The simple contraction of some facial muscles has the power to waken a smile, start a tear or make you shiver. Feeling someone’s skin touching our lips can be both a chaste or erotic experience, but never indifferent.
Think about the best kisses you’ve ever given. I remember several of them and each one is linked to a happy memory. The kisses I used to give to my grandfather when he held me in his arms (which tasted like aftershave) or the kisses I used to give to my baby sister when she was so little I could hold her with one arm. And, of course, the first kiss I gave to a certain boy in a certain summer night.
There are definitely bad kisses as well; especially when you go from lip kissing to French kissing. The art of moving a tongue is something that not everybody can master. It’s a talent and therefore innate.
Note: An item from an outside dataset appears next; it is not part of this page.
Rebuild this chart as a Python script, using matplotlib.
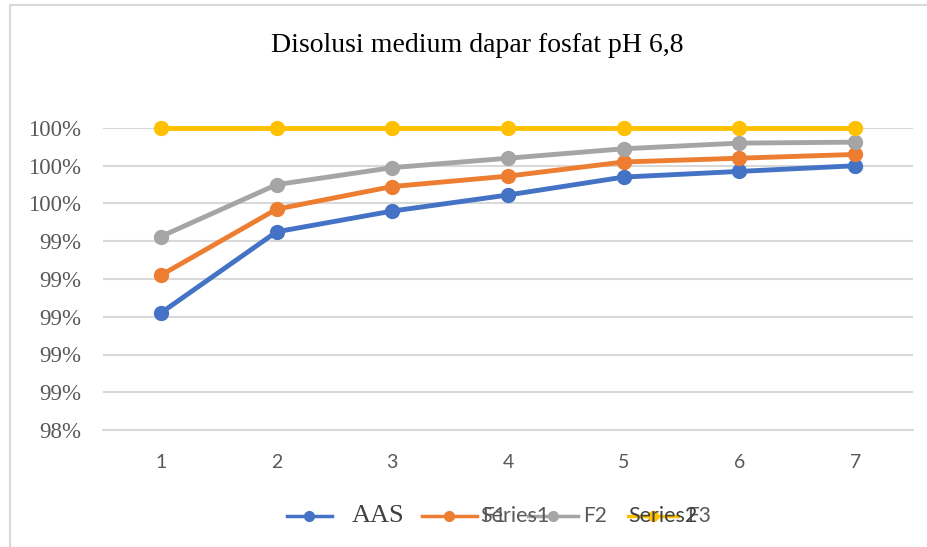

Those who don’t know what they’re doing shouldn’t insist, even after hours of practice with glasses and mirrors. Because a bad tongue can turn, what could have been, a beautiful experience into a traumatic one. But that’s another story.
Back to kisses: think about the ones you gave today. I bet most of you just threw some to the air, when the truth is everyone who lives with someone doesn’t have an excuse for not starting the day kissing those around them. Not just a polite good-morning kiss, but one filled with love. And those who live alone can start by kissing their own arm, then their pets, their friends or their neighbors; and why not even kiss a stranger in the middle of the street?
We SEND kisses over the phone, on Facebook, on an email; but actually GIIVING kisses seams harder. We’re shy about it and that’s sad; because the truth is there’s nothing like it. No wonder all the old ladies I know are always yarning from kisses on their wrinkly cheeks. They know it better.